Kata pesuruh-Nya: ” Barangsiapa tak menyayangi, tak akan disayangi.” Dan kasih-sayang-Nya terletak pada kasih sayang kepada sesama manusia, kepada sesama ciptaan-Nya. Masih kata Rasul-Nya: “Barangsiapa menyayangi yang di bumi, akan disayangi Yang Di Langit.”
Namun, senyampang perjalanan-jauh pulang kepada Sang Sumber, dia bisa dapati tempat pulang di bumi, di antara orang-orang yang menyayangi. Ibu, ayah, saudara, kerabat, sahabat. Mereka yang kita rasa menyayangi kita setulus hati, yang cintanya bisa kita andalkan.

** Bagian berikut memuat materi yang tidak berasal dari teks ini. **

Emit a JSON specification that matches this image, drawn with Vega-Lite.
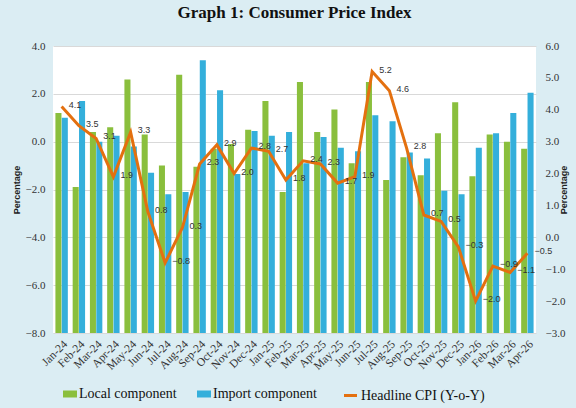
{
  "$schema": "https://vega.github.io/schema/vega-lite/v6.json",
  "width": 483,
  "height": 287,
  "autosize": {"type": "none"},
  "padding": {"left": 53, "top": 46, "right": 40, "bottom": 75},
  "background": "#dbedf3",
  "title": {"text": "Graph 1: Consumer Price Index", "font": "Liberation Serif", "fontSize": 17, "fontWeight": "bold", "color": "#111111", "anchor": "middle", "offset": 18},
  "config": {
    "view": {"fill": "white", "stroke": null},
    "axis": {"labelFont": "Liberation Serif", "labelFontSize": 11, "labelColor": "#333333", "titleFont": "Liberation Sans", "titleFontSize": 9, "titleFontWeight": "bold", "titleColor": "#222222", "domain": false, "ticks": false}
  },
  "data": {"values": [
    {"month": "Jan-24", "local": 1.2, "imported": 1.0, "cpi": 4.1},
    {"month": "Feb-24", "local": -1.9, "imported": 1.7, "cpi": 3.5},
    {"month": "Mar-24", "local": 0.4, "imported": 0.0, "cpi": 3.1},
    {"month": "Apr-24", "local": 0.6, "imported": 0.25, "cpi": 1.9},
    {"month": "May-24", "local": 2.6, "imported": -0.2, "cpi": 3.3},
    {"month": "Jun-24", "local": 0.3, "imported": -1.3, "cpi": 0.8},
    {"month": "Jul-24", "local": -1.0, "imported": -2.2, "cpi": -0.8},
    {"month": "Aug-24", "local": 2.8, "imported": -2.1, "cpi": 0.3},
    {"month": "Sep-24", "local": -1.05, "imported": 3.4, "cpi": 2.3},
    {"month": "Oct-24", "local": -0.3, "imported": 2.15, "cpi": 2.9},
    {"month": "Nov-24", "local": -0.1, "imported": -1.35, "cpi": 2.0},
    {"month": "Dec-24", "local": 0.5, "imported": 0.45, "cpi": 2.8},
    {"month": "Jan-25", "local": 1.7, "imported": 0.25, "cpi": 2.7},
    {"month": "Feb-25", "local": -2.1, "imported": 0.4, "cpi": 1.8},
    {"month": "Mar-25", "local": 2.5, "imported": -0.9, "cpi": 2.4},
    {"month": "Apr-25", "local": 0.4, "imported": 0.2, "cpi": 2.3},
    {"month": "May-25", "local": 1.35, "imported": -0.25, "cpi": 1.7},
    {"month": "Jun-25", "local": -0.9, "imported": -0.4, "cpi": 1.9},
    {"month": "Jul-25", "local": 2.5, "imported": 1.1, "cpi": 5.2},
    {"month": "Aug-25", "local": -1.6, "imported": 0.85, "cpi": 4.6},
    {"month": "Sep-25", "local": -0.65, "imported": -0.45, "cpi": 2.8},
    {"month": "Oct-25", "local": -1.4, "imported": -0.7, "cpi": 0.7},
    {"month": "Nov-25", "local": 0.35, "imported": -2.05, "cpi": 0.5},
    {"month": "Dec-25", "local": 1.65, "imported": -2.2, "cpi": -0.3},
    {"month": "Jan-26", "local": -1.45, "imported": -0.25, "cpi": -2.0},
    {"month": "Feb-26", "local": 0.3, "imported": 0.35, "cpi": -0.9},
    {"month": "Mar-26", "local": 0.0, "imported": 1.2, "cpi": -1.1},
    {"month": "Apr-26", "local": -0.3, "imported": 2.05, "cpi": -0.5}
  ]},
  "encoding": {
    "x": {"field": "month", "type": "ordinal", "sort": null, "scale": {"paddingInner": 0.28, "paddingOuter": 0.14}, "axis": {"title": null, "labelAngle": -45, "labelPadding": 5, "labelFontSize": 11.5}}
  },
  "layer": [
    {
      "transform": [{"fold": ["local", "imported"], "as": ["series", "value"]}],
      "mark": {"type": "bar"},
      "encoding": {
        "xOffset": {"field": "series", "type": "nominal", "sort": ["local", "imported"], "scale": {"paddingInner": 0.05}},
        "y": {"field": "value", "type": "quantitative", "scale": {"domain": [-8, 4], "nice": false, "zero": false}, "axis": {"values": [-8, -6, -4, -2, 0, 2, 4], "format": ".1f", "title": "Percentage", "grid": true, "gridColor": "#d9d9d9", "labelPadding": 8, "titlePadding": 4}},
        "y2": {"datum": -8},
        "color": {"field": "series", "type": "nominal", "sort": ["local", "imported"], "scale": {"domain": ["local", "imported"], "range": ["#8abf3d", "#34afdb"]},
          "legend": {"orient": "none", "legendX": 10, "legendY": 341, "direction": "horizontal", "title": null, "labelExpr": "datum.label == 'local' ? 'Local component' : 'Import component'", "symbolType": "M-1,-0.5L1,-0.5L1,0.5L-1,0.5Z", "symbolSize": 196, "symbolStrokeWidth": 0, "labelFont": "Liberation Serif", "labelFontSize": 14, "labelColor": "#111111", "columnPadding": 20, "labelOffset": 2}}
      }
    },
    {
      "mark": {"type": "line", "strokeWidth": 3},
      "encoding": {
        "y": {"field": "cpi", "type": "quantitative", "scale": {"domain": [-3, 6], "nice": false, "zero": false}, "axis": {"orient": "right", "values": [-3, -2, -1, 0, 1, 2, 3, 4, 5, 6], "format": ".1f", "title": "Percentage", "titleAngle": 270, "grid": false, "labelPadding": 9, "titlePadding": 4}},
        "stroke": {"datum": "Headline CPI (Y-o-Y)", "scale": {"range": ["#e4700f"]},
          "legend": {"orient": "none", "legendX": 289, "legendY": 341, "title": null, "symbolType": "stroke", "symbolStrokeWidth": 3, "symbolSize": 170, "labelFont": "Liberation Serif", "labelFontSize": 14, "labelColor": "#111111", "labelOffset": 2}}
      }
    },
    {
      "mark": {"type": "text", "align": "left", "baseline": "middle", "dx": 7, "dy": -2, "fontSize": 9, "font": "Liberation Sans", "color": "#333333"},
      "encoding": {
        "y": {"field": "cpi", "type": "quantitative", "scale": {"domain": [-3, 6], "nice": false, "zero": false}, "axis": null},
        "text": {"field": "cpi", "type": "quantitative", "format": ".1f"}
      }
    }
  ],
  "resolve": {"scale": {"y": "independent", "color": "independent"}}
}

Yang kasih-sayangnya sesungguhnya merupakan pancaran kasih Tuhan. Yang ke dalam hati mereka, Tuhan pancarkan kasih-sayang-Nya.
Merekalah sumber kebahagiaan dan kedamaian di dunia. Maka, setiap ada kesempatan, kita selalu terdorong pulang kepada mereka. Sebagaimana arti-aslinya, keterasingan dari kekasih kita adalah laknat.
‘Idul Fitri – kembali ke fitrah — sesungguhnya berarti kembali ke Allah, karena atas fitrah-Nya fitrah kita diciptakan. (QS. 30 : 30). Mudik pun tak lain miniatur perjalanan kosmik kita untuk pulang kepada-Nya.
Maka sudah sepantasnya mudik mengingatkan kita padaNya. Bahwa di ujung perjalanan, menunggu Kekasih-sejati kita, Allah Yang Maha Pengasih, yang hanya dalam pelukan-Nya pupus sudah semua kerinduan kita, yang di haribaan-Nya, penuh sudah hasrat kita.
“Wahai jiwa yang tenteram. Pulanglah Engkau ke Pengasuh-Mu dengan rela dan direlai-Nya. Maka, masuklah ke dalam kelompok pemuja-Ku. Maka, masuklah ke surga-Ku.”